Barack Obama, the odds-on favourite in the 2008 U.S. presidential race, is in an unbeatable position, to go by a plethora of opinion polls. The latest average of serious polls (given by a handy website, www.realclearpolitics.com) reveals that, with fewer than 100 hours to go for the real thing, Mr. Obama leads John McCain by 6 percentage points. The latest CBS News/New York Times poll gives the Democrat a 11-point lead in a head-to-head matchup, with the vice presidential candidacy of Sarah Palin turning the Republican campaign into a lost cause. The polls indicate that every State that voted blue in 2000 and 2004 has stayed solidly blue in 2008. With the pattern unlikely to change, Mr. Obama can bank 220-plus of the 270 electoral college seats needed for victory. In addition, seven States totalling 100 electoral college votes are leaning towards him, with larger than margin-of-error leads in five of them. Surveys that assess sentiments of different demographic segments are just as encouraging. The Democratic candidate is on a par with the Republican even among white voters and leads, of course, in every other segment. The data suggest that the Democrats can go on the offensive in Red States and easily fall back to defend their home bases, if necessary. The Republicans, by contrast, have more or less wound up their campaign in the Blue States and are trying to battle the tide in a handful of swing States.
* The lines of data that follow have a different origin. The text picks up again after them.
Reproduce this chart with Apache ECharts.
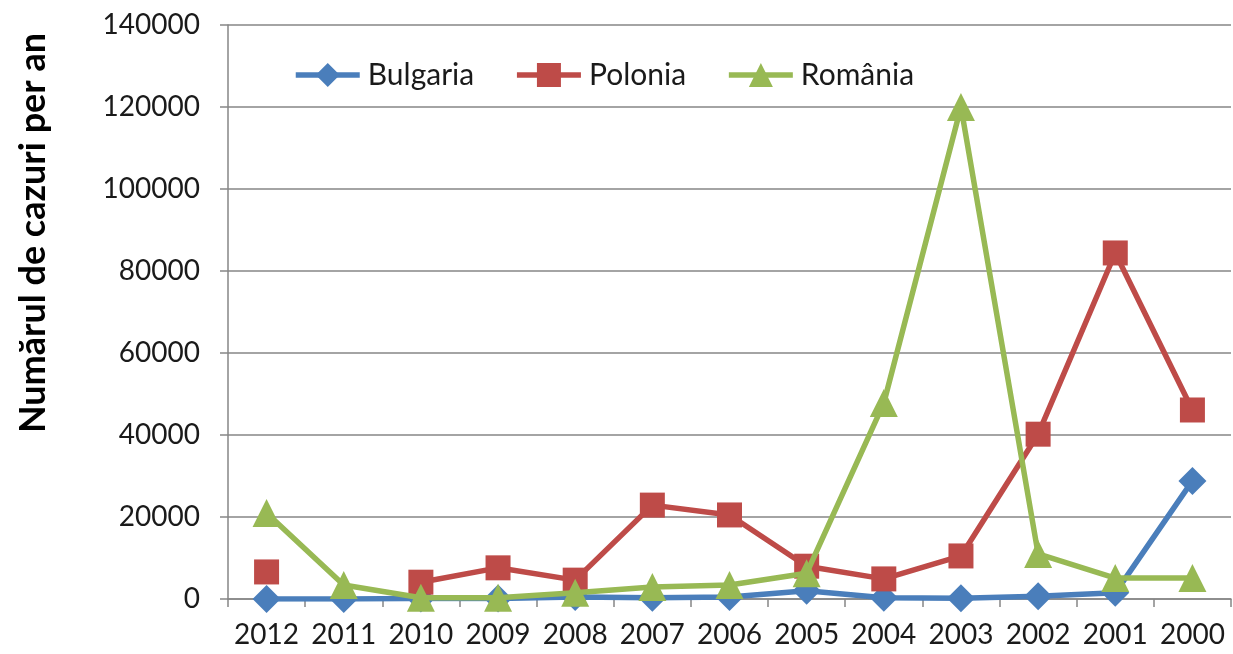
<!DOCTYPE html>
<html>
<head>
<meta charset="utf-8">
<script src="https://cdn.jsdelivr.net/npm/echarts@6/dist/echarts.min.js"></script>
<style>
  html, body { margin: 0; padding: 0; background: #fff; }
  #chart { width: 1233px; height: 654px; }
</style>
</head>
<body>
<div id="chart"></div>
<script>
const years = ['2012', '2011', '2010', '2009', '2008', '2007', '2006', '2005', '2004', '2003', '2002', '2001', '2000'];
const bulgaria = [0, 0, 100, 100, 500, 300, 500, 2000, 300, 200, 700, 1500, 28800];
const polonia = [6600, null, 4100, 7600, 4600, 22900, 20500, 8000, 4900, 10500, 40200, 84400, 46100];
const romania = [21000, 3400, 300, 300, 1500, 2900, 3400, 6300, 47800, 120000, 11000, 5100, 5100];

const font = 'Lato, "Open Sans", sans-serif';

const chart = echarts.init(document.getElementById('chart'));
chart.setOption({
    animation: false,
    grid: { left: 228, right: 2, top: 25, bottom: 55 },
    legend: {
        top: 55,
        left: 288,
        itemWidth: 64,
        itemHeight: 30,
        itemGap: 40,
        lineStyle: { width: 5.5 },
        textStyle: { fontFamily: font, fontSize: 30, color: '#1a1a1a', padding: [0, 0, 0, 3] },
        data: ['Bulgaria', 'Polonia', 'România']
    },
    graphic: [{
        type: 'text',
        x: 33,
        y: 233,
        rotation: Math.PI / 2,
        style: {
            text: 'Numărul de cazuri per an',
            fontFamily: font,
            fontSize: 36,
            fontWeight: 'bold',
            fill: '#000',
            align: 'center',
            verticalAlign: 'middle'
        }
    }],
    xAxis: {
        type: 'category',
        data: years,
        boundaryGap: true,
        axisLine: { lineStyle: { color: '#868686', width: 1.5 } },
        axisTick: { show: true, length: 8, interval: 0, lineStyle: { color: '#868686', width: 1.5 } },
        axisLabel: { fontFamily: font, fontSize: 28, color: '#1a1a1a', margin: 22, interval: 0 }
    },
    yAxis: {
        type: 'value',
        min: 0,
        max: 140000,
        interval: 20000,
        axisLine: { show: true, lineStyle: { color: '#868686', width: 1.5 } },
        axisTick: { show: true, length: 8, lineStyle: { color: '#868686', width: 1.5 } },
        axisLabel: { fontFamily: font, fontSize: 28, color: '#1a1a1a', margin: 28, formatter: v => String(v) },
        splitLine: { lineStyle: { color: '#868686', width: 1.5 } }
    },
    series: [{
        name: 'Bulgaria',
        type: 'line',
        data: bulgaria,
        symbol: 'diamond',
        symbolSize: 28,
        lineStyle: { color: '#4a7ebb', width: 5.5 },
        itemStyle: { color: '#4a7ebb' },
        z: 2
    }, {
        name: 'Polonia',
        type: 'line',
        data: polonia,
        connectNulls: false,
        symbol: 'rect',
        symbolSize: 25,
        lineStyle: { color: '#be4b48', width: 5.5 },
        itemStyle: { color: '#be4b48' },
        z: 3
    }, {
        name: 'România',
        type: 'line',
        data: romania,
        symbol: 'triangle',
        symbolSize: 28,
        lineStyle: { color: '#98b954', width: 5.5 },
        itemStyle: { color: '#98b954' },
        z: 4
    }]
});
</script>
</body>
</html>
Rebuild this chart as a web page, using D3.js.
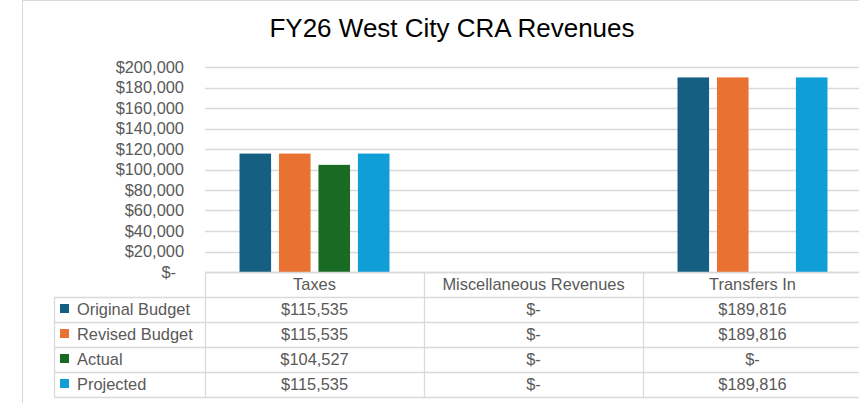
<!DOCTYPE html>
<html>
<head>
<meta charset="utf-8">
<script src="https://cdn.jsdelivr.net/npm/d3@7"></script>
<style>
  body { margin: 0; background: #fff; }
  svg { display: block; font-family: "Liberation Sans", Arial, sans-serif; }
</style>
</head>
<body>
<script>
// data
var categories = ["Taxes", "Miscellaneous Revenues", "Transfers In"];
var seriesNames = ["Original Budget", "Revised Budget", "Actual", "Projected"];
var seriesColors = ["#156082", "#E97132", "#196B24", "#0F9ED5"];
var originalBudget = [115535, 0, 189816];
var revisedBudget = [115535, 0, 189816];
var actual = [104527, 0, 0];
var projected = [115535, 0, 189816];
var yTicks = [0, 20000, 40000, 60000, 80000, 100000, 120000, 140000, 160000, 180000, 200000];

var seriesValues = [originalBudget, revisedBudget, actual, projected];

var W = 859, H = 403;
var plotLeft = 205, plotRight = 862, plotTop = 67, plotBottom = 272;
var rowH = 25;
var legendLeft = 54;
var textColor = "#595959";
var lineColor = "#d9d9d9";
var fs = "16.4px";

var svg = d3.select("body").append("svg")
  .attr("width", W)
  .attr("height", H);

// outer chart border
svg.append("rect")
  .attr("x", 22.5).attr("y", 0.5)
  .attr("width", 900).attr("height", 500)
  .attr("fill", "#fff")
  .attr("stroke", lineColor);

// title
svg.append("text")
  .attr("x", 452).attr("y", 37)
  .attr("text-anchor", "middle")
  .attr("font-size", "26px")
  .attr("fill", "#000")
  .text("FY26 West City CRA Revenues");

// scales
var x0 = d3.scaleBand().domain(categories).range([plotLeft, plotRight]);
var x1 = d3.scaleBand().domain(seriesNames)
  .range([34.5, x0.bandwidth() - 34.5])
  .paddingInner(0.2);
var y = d3.scaleLinear().domain([0, 200000]).range([plotBottom, plotTop]);

function money(v) {
  return v === 0 ? "$-" : "$" + d3.format(",")(v);
}

// gridlines
svg.append("g").selectAll("line")
  .data(yTicks)
  .enter().append("line")
  .attr("x1", plotLeft).attr("x2", plotRight)
  .attr("y1", function(d) { return Math.round(y(d)) + 0.5; })
  .attr("y2", function(d) { return Math.round(y(d)) + 0.5; })
  .attr("stroke", lineColor)
  .attr("stroke-width", 1.3);

// y axis
var yAxis = d3.axisLeft(y).tickValues(yTicks).tickSize(0).tickPadding(0).tickFormat(money);
var yAxisGroup = svg.append("g")
  .attr("transform", "translate(184,0)")
  .call(yAxis);
yAxisGroup.select(".domain").remove();
yAxisGroup.selectAll("text")
  .attr("font-family", "\"Liberation Sans\", Arial, sans-serif")
  .attr("font-size", fs)
  .attr("fill", textColor)
  .attr("x", function(d) { return d === 0 ? -8 : 0; });

// bars
var barData = [];
categories.forEach(function(c, i) {
  seriesNames.forEach(function(s, j) {
    barData.push({cat: c, series: s, value: seriesValues[j][i], color: seriesColors[j]});
  });
});

svg.append("g").selectAll("rect")
  .data(barData.filter(function(d) { return d.value > 0; }))
  .enter().append("rect")
  .attr("x", function(d) { return x0(d.cat) + x1(d.series); })
  .attr("y", function(d) { return y(d.value); })
  .attr("width", x1.bandwidth())
  .attr("height", function(d) { return plotBottom - y(d.value); })
  .attr("fill", function(d) { return d.color; });

// data table
var table = svg.append("g");
var tableBottom = plotBottom + rowH * (seriesNames.length + 1);

// horizontal lines
d3.range(seriesNames.length + 2).forEach(function(r) {
  var yy = Math.round(plotBottom + r * rowH) + 0.5;
  table.append("line")
    .attr("x1", r === 0 ? plotLeft : legendLeft)
    .attr("x2", plotRight)
    .attr("y1", yy).attr("y2", yy)
    .attr("stroke", lineColor).attr("stroke-width", 1.3);
});

// vertical lines
table.append("line")
  .attr("x1", legendLeft + 0.5).attr("x2", legendLeft + 0.5)
  .attr("y1", plotBottom + rowH).attr("y2", tableBottom)
  .attr("stroke", lineColor).attr("stroke-width", 1.3);
categories.concat(["end"]).forEach(function(c, i) {
  var xx = Math.round(plotLeft + i * x0.bandwidth()) + 0.5;
  table.append("line")
    .attr("x1", xx).attr("x2", xx)
    .attr("y1", plotBottom).attr("y2", tableBottom)
    .attr("stroke", lineColor).attr("stroke-width", 1.3);
});

// header
table.selectAll("text.head")
  .data(categories)
  .enter().append("text")
  .attr("class", "head")
  .attr("x", function(d) { return x0(d) + x0.bandwidth() / 2; })
  .attr("y", plotBottom + rowH / 2 + 5)
  .attr("text-anchor", "middle")
  .attr("font-size", fs)
  .attr("fill", textColor)
  .text(function(d) { return d; });

// rows
seriesNames.forEach(function(s, j) {
  var cy = plotBottom + rowH * (j + 1) + rowH / 2;
  table.append("rect")
    .attr("x", 60).attr("y", cy - 5.5)
    .attr("width", 9).attr("height", 9)
    .attr("fill", seriesColors[j]);
  table.append("text")
    .attr("x", 77).attr("y", cy + 5)
    .attr("font-size", fs)
    .attr("fill", textColor)
    .text(s);
  table.selectAll("text.r" + j)
    .data(seriesValues[j])
    .enter().append("text")
    .attr("class", "r" + j)
    .attr("x", function(d, i) { return x0(categories[i]) + x0.bandwidth() / 2; })
    .attr("y", cy + 5)
    .attr("text-anchor", "middle")
    .attr("font-size", fs)
    .attr("fill", textColor)
    .text(function(d) { return money(d); });
});
</script>
</body>
</html>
Mr. Obama continues to display the level-headedness and controlled confidence that has been the distinctive feature of his campaign style. He has warned his supporters against complacency — even though the polls suggest that race will not be the negative factor it was initially feared to be, and that the majority of Americans are willing to make history by electing the nation’s first African-American President. The other concern in the Obama camp was the crazy quilt pattern of the U. S. electoral processes in which each county frames its own rules. Mindful of the 2000 outcome in Florida, the Democrats have set up a huge network of lawyers to counter Republican challenges to voter registration. The most impressive feature of the Obama campaign, apart from the candidate’s strong and charismatic leadership, is the grass-roots organisation. A good part of the $600 million-plus that the Democrat collected has come from small donations; what is more, he has an army of volunteers ready to get out the vote. It does seem that all that Mr. Obama needs to do now is to keep a clear head and his trademark cool to truly make history.